# Bitte um Kontrolle



## julia1997 (4. Mai 2017)

Hey, 

könnte mir bitte jemand kurz meine Aufgabe anschauen (Screenshot).
Die Zahl kommt mir merkwürdig groß vor!

Christina


----------



## Joose (4. Mai 2017)

Welche Zahl kommt dir merkwürdig groß vor? Ich sehe nirgends eine Zahl ....


----------



## julia1997 (4. Mai 2017)

Screenshot


----------



## julia1997 (4. Mai 2017)

Ah ich habe den falschen


----------



## Meniskusschaden (4. Mai 2017)

Ich würde sagen, das ist falsch. A hat immer den Wert 000. Bleiben sieben Möglichkeiten für B, sechs für C usw.


----------



## Meniskusschaden (4. Mai 2017)

Korrektur: 5040 ist meines Erachtens richtig. Ich hatte eben nur die 2520 gesehen.


----------



## Meniskusschaden (4. Mai 2017)

Deinen Lösungsweg kann ich aber nicht nachvollziehen. Oder meinst du 2520 ist die Lösung für Teil 1 und 5040 die Lösung für das zusätzliche Symbol? Dann wäre es doch falsch. Meines Erachtens ist 5040 die Lösung für beide Teilaufgaben.


----------



## julia1997 (4. Mai 2017)

Ja genau, 2520 für Teil 1 Es muss ja einen Unterschied geben oder? Beim 1. habe ich ja weniger Zustände


----------



## mrBrown (4. Mai 2017)

julia1997 hat gesagt.:


> Ja genau, 2520 für Teil 1 Es muss ja einen Unterschied geben oder? Beim 1. habe ich ja weniger Zustände



Es sind in beiden Fällen gleich viele Möglichkeiten, du hast bei der Anzahl der Zustände jeweils einen zu wenig


----------



## Meniskusschaden (4. Mai 2017)

julia1997 hat gesagt.:


> Ja genau, 2520 für Teil 1


Ich hatte das für ein Zwischenergebnis gehalten.


julia1997 hat gesagt.:


> Es muss ja einen Unterschied geben oder?

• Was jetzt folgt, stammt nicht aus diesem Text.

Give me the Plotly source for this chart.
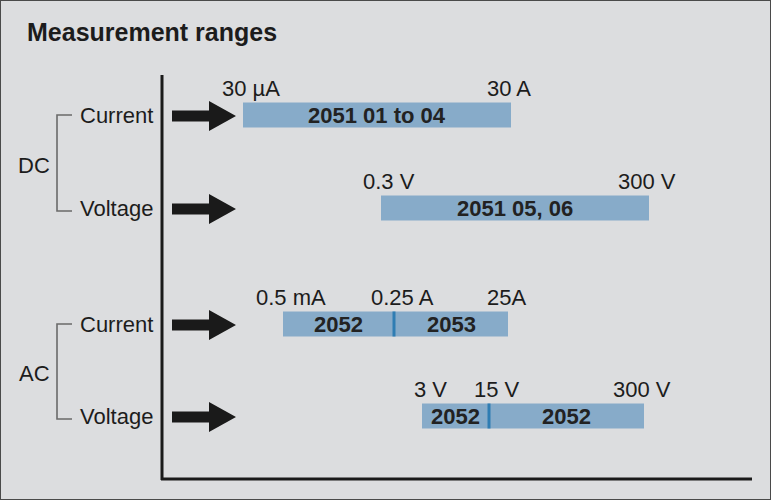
import plotly.graph_objects as go

# ---- data ----
groups = ["DC", "AC"]
row_labels = ["Current", "Voltage", "Current", "Voltage"]
row_group = ["DC", "DC", "AC", "AC"]
# range boundaries on the (schematic) horizontal scale, per row
bounds_dc_current = [243, 511]
bounds_dc_voltage = [381, 649]
bounds_ac_current = [283, 394, 508]
bounds_ac_voltage = [422, 489, 644]
# labels of the boundaries (range limits)
limits_dc_current = ["30 µA", "30 A"]
limits_dc_voltage = ["0.3 V", "300 V"]
limits_ac_current = ["0.5 mA", "0.25 A", "25A"]
limits_ac_voltage = ["3 V", "15 V", "300 V"]
# instrument names per segment
models_dc_current = ["2051 01 to 04"]
models_dc_voltage = ["2051 05, 06"]
models_ac_current = ["2052", "2053"]
models_ac_voltage = ["2052", "2052"]

all_bounds = [bounds_dc_current, bounds_dc_voltage, bounds_ac_current, bounds_ac_voltage]
all_limits = [limits_dc_current, limits_dc_voltage, limits_ac_current, limits_ac_voltage]
all_models = [models_dc_current, models_dc_voltage, models_ac_current, models_ac_voltage]

# ---- layout constants ----
W, H = 771, 500
row_y = [115, 208, 324, 416]
BAR_H = 25
BG = "#dcdddf"
BAR_C = "#87abc9"
DIV_C = "#2f7db3"
TXT = "#1c1c1c"
FONT = "Liberation Sans, Arial, Helvetica, sans-serif"
FS = 22

fig = go.Figure()
shapes = []
annotations = []

for i, (b, lims, mods) in enumerate(zip(all_bounds, all_limits, all_models)):
    y = row_y[i]
    starts = b[:-1]
    lengths = [b[k + 1] - b[k] for k in range(len(b) - 1)]
    fig.add_trace(go.Bar(
        orientation="h", y=[y] * len(starts), x=lengths, base=starts,
        width=BAR_H, marker=dict(color=BAR_C, line=dict(width=0)),
        showlegend=False, hoverinfo="skip",
    ))
    # segment labels
    for k, m in enumerate(mods):
        annotations.append(dict(x=(b[k] + b[k + 1]) / 2, y=y, text=f"<b>{m}</b>",
                                showarrow=False, xanchor="center", yanchor="middle",
                                font=dict(size=FS, color="#222222", family=FONT)))
    # internal dividers
    for xb in b[1:-1]:
        shapes.append(dict(type="line", x0=xb, x1=xb, y0=y - BAR_H / 2, y1=y + BAR_H / 2,
                           line=dict(color=DIV_C, width=3), layer="above"))
    # limit labels
    for k, (xb, lab) in enumerate(zip(b, lims)):
        shift = 8 if k < len(b) - 1 else -2
        annotations.append(dict(x=xb, y=y - 27, text=lab, showarrow=False,
                                xanchor="center", yanchor="middle", xshift=shift,
                                font=dict(size=FS, color=TXT, family=FONT)))
    # arrow
    ay = y + 1
    path = (f"M 172 {ay-5.5} L 209 {ay-5.5} L 209 {ay-15} L 236 {ay} "
            f"L 209 {ay+15} L 209 {ay+5.5} L 172 {ay+5.5} Z")
    shapes.append(dict(type="path", path=path, fillcolor="#1a1a1a",
                       line=dict(width=0), layer="above"))
    # row label
    annotations.append(dict(x=78, y=y, text=row_labels[i], showarrow=False,
                            xanchor="left", yanchor="middle",
                            font=dict(size=FS, color=TXT, family=FONT)))

# group brackets
for g in groups:
    idx = [i for i, rg in enumerate(row_group) if rg == g]
    y0, y1 = row_y[idx[0]], row_y[idx[-1]] + 3
    shapes.append(dict(type="path",
                       path=f"M 72 {y0} L 57 {y0} L 57 {y1} L 72 {y1}",
                       line=dict(color="#6a6a6a", width=1.6)))
    annotations.append(dict(x=34, y=(y0 + y1) / 2 + 2, text=g, showarrow=False,
                            xanchor="center", yanchor="middle",
                            font=dict(size=FS, color=TXT, family=FONT)))

# axes lines
shapes.append(dict(type="line", x0=162, x1=162, y0=75, y1=480,
                   line=dict(color="#1a1a1a", width=3)))
shapes.append(dict(type="line", x0=161, x1=752, y0=479, y1=479,
                   line=dict(color="#1a1a1a", width=3)))
# outer border
shapes.append(dict(type="rect", xref="paper", yref="paper", x0=0, x1=1, y0=0, y1=1,
                   line=dict(color="#4a4a4a", width=2)))

# title
annotations.append(dict(x=25, y=32, text="<b>Measurement ranges</b>", showarrow=False,
                        xanchor="left", yanchor="middle",
                        font=dict(size=25, color=TXT, family=FONT)))

fig.update_layout(
    width=W, height=H,
    margin=dict(l=0, r=0, t=0, b=0),
    paper_bgcolor=BG, plot_bgcolor=BG,
    barmode="overlay",
    xaxis=dict(range=[0, W], visible=False, fixedrange=True),
    yaxis=dict(range=[H, 0], visible=False, fixedrange=True),
    shapes=shapes, annotations=annotations,
)

fig.write_html("out.html", config={"displayModeBar": False},
               post_script="document.body.style.margin='0';document.body.style.overflow='hidden';")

Nein, denn es ist ja egal, ob man die Permutationen der Symbole `B-C-D-E-F-G-H` ermittelt, oder der "Symbole" `B-C-D-E-F-G-KEIN_SYMBOL`. Das Ergebnis ist jeweils `7!`. Wenn es mehr als ein unbenutztes Symbol geben würde, sähe die Sache anders aus, weil `KEIN_SYMBOL` dann ja mehrfach auftreten würde, so dass man die gleichwertigen Lösungen elimieren müsste.


----------



## julia1997 (5. Mai 2017)

Ich hab mich verzählt, es sind ja nie 5 Symbole. Danke!


----------